Text Classification:
Data
1. we have total of 20 types of documents(Text files) and total 18828 documents(text files).
2. You can download data from this link, in that you will get documents.rar folder.
3. If you unzip that, you will get total of 18828 documnets. document name is defined as'ClassLabel_DocumentNumberInThatLabel'.
so from document name, you can extract the label for that document.
4. Now our problem is to classify all the documents into any one of the class.
5. Below we provided count plot of all the labels in our data.
### count plot of all the class labels.
sample document
Subject: A word of advice
From: jcopelan@nyx.cs.du.edu (The One and Only)
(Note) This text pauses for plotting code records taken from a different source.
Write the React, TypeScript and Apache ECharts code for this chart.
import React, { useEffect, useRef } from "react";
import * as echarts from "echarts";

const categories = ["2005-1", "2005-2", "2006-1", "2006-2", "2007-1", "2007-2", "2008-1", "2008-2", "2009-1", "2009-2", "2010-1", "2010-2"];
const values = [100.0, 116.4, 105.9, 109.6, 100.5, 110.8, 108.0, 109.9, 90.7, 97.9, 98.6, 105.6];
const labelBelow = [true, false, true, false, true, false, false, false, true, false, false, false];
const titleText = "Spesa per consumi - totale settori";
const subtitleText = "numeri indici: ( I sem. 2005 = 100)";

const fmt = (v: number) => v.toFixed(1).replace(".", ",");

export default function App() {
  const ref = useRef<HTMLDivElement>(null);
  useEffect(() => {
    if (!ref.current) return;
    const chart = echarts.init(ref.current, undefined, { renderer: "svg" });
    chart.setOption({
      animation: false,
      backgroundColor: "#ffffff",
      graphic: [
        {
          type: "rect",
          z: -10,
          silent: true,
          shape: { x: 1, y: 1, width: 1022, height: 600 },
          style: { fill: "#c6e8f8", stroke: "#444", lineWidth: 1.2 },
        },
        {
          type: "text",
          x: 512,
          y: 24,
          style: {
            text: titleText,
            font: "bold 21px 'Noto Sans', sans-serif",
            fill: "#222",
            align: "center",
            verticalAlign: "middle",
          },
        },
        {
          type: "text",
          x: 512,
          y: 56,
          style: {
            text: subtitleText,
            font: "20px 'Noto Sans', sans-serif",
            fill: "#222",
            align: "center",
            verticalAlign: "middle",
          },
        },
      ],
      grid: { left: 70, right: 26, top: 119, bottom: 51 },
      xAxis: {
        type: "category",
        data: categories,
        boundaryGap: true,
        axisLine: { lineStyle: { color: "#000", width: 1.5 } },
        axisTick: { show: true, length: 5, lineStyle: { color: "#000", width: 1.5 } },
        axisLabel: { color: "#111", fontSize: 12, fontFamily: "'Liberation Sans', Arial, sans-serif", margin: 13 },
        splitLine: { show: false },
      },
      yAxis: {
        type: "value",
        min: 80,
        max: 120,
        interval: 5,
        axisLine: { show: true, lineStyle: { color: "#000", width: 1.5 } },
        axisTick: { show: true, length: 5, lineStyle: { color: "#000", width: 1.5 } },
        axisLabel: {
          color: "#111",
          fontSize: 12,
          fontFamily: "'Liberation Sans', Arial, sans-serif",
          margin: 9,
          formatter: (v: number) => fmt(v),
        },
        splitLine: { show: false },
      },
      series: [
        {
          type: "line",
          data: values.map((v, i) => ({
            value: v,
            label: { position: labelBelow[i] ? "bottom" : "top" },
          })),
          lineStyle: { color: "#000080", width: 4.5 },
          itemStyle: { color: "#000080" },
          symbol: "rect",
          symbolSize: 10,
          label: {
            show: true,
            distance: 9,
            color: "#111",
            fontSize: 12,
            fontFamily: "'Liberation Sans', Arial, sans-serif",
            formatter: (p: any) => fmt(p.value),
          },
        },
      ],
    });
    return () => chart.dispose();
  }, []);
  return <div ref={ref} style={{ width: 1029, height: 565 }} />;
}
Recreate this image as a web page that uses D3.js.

In article < 65882@mimsy.umd.edu > mangoe@cs.umd.edu (Charley Wingate) writes:
>
>I've said 100 times that there is no "alternative" that should think you
>might have caught on by now. And there is no "alternative", but the point
>is, "rationality" isn't an alternative either. The problems of metaphysical
>and religious knowledge are unsolvable-- or I should say, humans cannot
>solve them.
How does that saying go: Those who say it can't be done shouldn't interrupt
those who are doing it.
Jim
--
Have you washed your brain today?
Preprocessing:
useful links: http://www.pyregex.com/ 1. Find all emails in the document and then get the text after the "@". and then split those texts by '.' after that remove the words whose length is less than or equal to 2 and also remove'com' word and then combine those words by space. In one doc, if we have 2 or more mails, get all. Eg:[test@dm1.d.com, test2@dm2.dm3.com]-->[dm1.d.com, dm3.dm4.com]-->[dm1,d,com,dm2,dm3,com]-->[dm1,dm2,dm3]-->"dm1 dm2 dm3" append all those into one list/array. ( This will give length of 18828 sentences i.e one list for each of the document). Some sample output was shown below. > In the above sample document there are emails [jcopelan@nyx.cs.du.edu, 65882@mimsy.umd.edu, mangoe@cs.umd.edu] preprocessing: [jcopelan@nyx.cs.du.edu, 65882@mimsy.umd.edu, mangoe@cs.umd.edu] ==> [nyx cs du edu mimsy umd edu cs umd edu] ==> [nyx edu mimsy umd edu umd edu] 2. Replace all the emails by space in the original text.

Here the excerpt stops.